Certainly, Cardinal Sin seemed a pleasant, welcome contrast to the dour, aloof Cardinal Santos. The cardinal from Aklan enjoyed such a favorable public image, especially after he began speaking out against the more egregious abuses of the Marcos regime, that soon after the fraudulent elections of 1986, he lent his voice to marshal “People Power” and launch the Edsa Revolt that toppled the Marcoses. But have things changed?
* * *
The years after the triumph of 1986, which saw a newly-powerful Catholic Church, symbolized by Cardinal Sin, are the focus of the book “Altar of Secrets: Sex, Politics, and Money in the Philippine Catholic Church” by Aries Rufo. He is a journalist who has extensively covered the Church beat and has written investigative pieces on “scandals” involving prelates, mainly tales of sexual misconduct and financial shenanigans.
Now, sex and money are the lifeblood of muckraking journalism, but the stories told in “Altar of Secrets” gain sensational power mainly because they involve an institution that has wrapped itself in the mantle of holiness. More specifically, the main characters are men (and some women) who have somehow removed themselves from the scrutiny of other institutions—regulatory agencies, the police and the courts, even their constituency of the faithful—by claiming ethical and moral superiority. And, it must be said, blocking all attempts to hold them accountable—even though the Vatican seems to be able to gather the information it needs—to society, if not to God.
Before I proceed further, a confession of my own. Fresh from college, I worked in the information office of the Archdiocese of Manila and personally know many of the persons that Rufo discusses in his book. I thus read the book with increasing dismay, disbelief, chagrin and disappointment.
* * *
It strikes me that Rufo seems to rely on quite a sparse selection of cases which form the core of “Altar of Secrets.” There is the closure of Monte de Piedad, the bank that used to be owned by the Archdiocese of Manila (and owes its origins to a “charity fund” that began during the Spanish era) that was lost due to mismanagement, malfeasance, and abuse by its board members, some of them priests.
Then there’s the failure to disclose the disbursement of the money collected through a public fund-raising for Radio Veritas (Philippines), which played a crucial role in the Edsa Revolt.
There’s also the dispute between Parañaque Bishop Jesse Mercado and lay leaders over accountability over money raised in regular collections and special fund-raising drives for flood victims, among others.

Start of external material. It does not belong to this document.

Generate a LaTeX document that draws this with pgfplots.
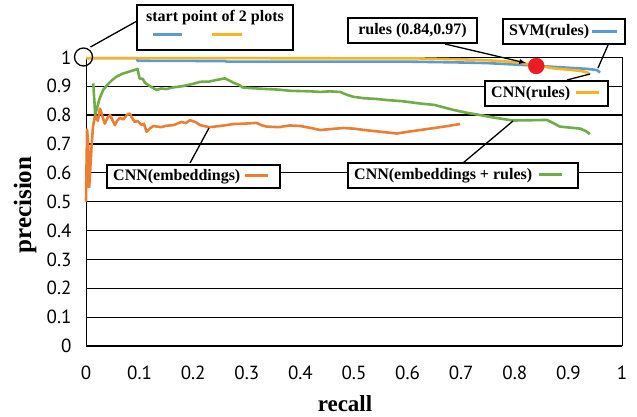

The “politics” part is covered in a discussion of the contentious relations between the Catholic bishops and Malacañang over family planning, among other issues.
But there is also the revelation that a “Malacañang diocese” held (or still holds?) sway among the bishops, composed of a clique of prelates supportive of the embattled former president, Gloria Macapagal-Arroyo.
And the “sex” part? There are rehashed accounts of the familiar cases involving former Bishop Crisostomo Yalung, retired Bishop Teodoro Bacani, the case of retired Bishop Cirilo Almario of Bulacan, even allegations against retired Bishop Ted Buhain. Rufo even mentions the Archdiocese of Pampanga which is reportedly “notorious” for the number of priests involved in dangerous liaisons and fathering a small barangay of young Catholics. Not sexual in nature, but indicative of the prelates’ attitude toward women, is the case of a nun accused of theft by a bishop and subjected to public humiliation.
* * *
While the scandals that Rufo recounts are indeed troubling and disturbing, he does include in the narrative instances when reformers among the bishops and especially among lay leaders stepped in and saved the day.
The Vatican is also reported as stepping in when a scandal appears to have ramifications way beyond the secretive, reclusive world in which much of the Church resides. But as we all know, the Church of Rome is not itself free of intrigue and wrongdoing.
Perhaps the call that galvanized us young activists all those decades ago remains just as valid and necessary today. It’s time lay people stepped up and met the challenge.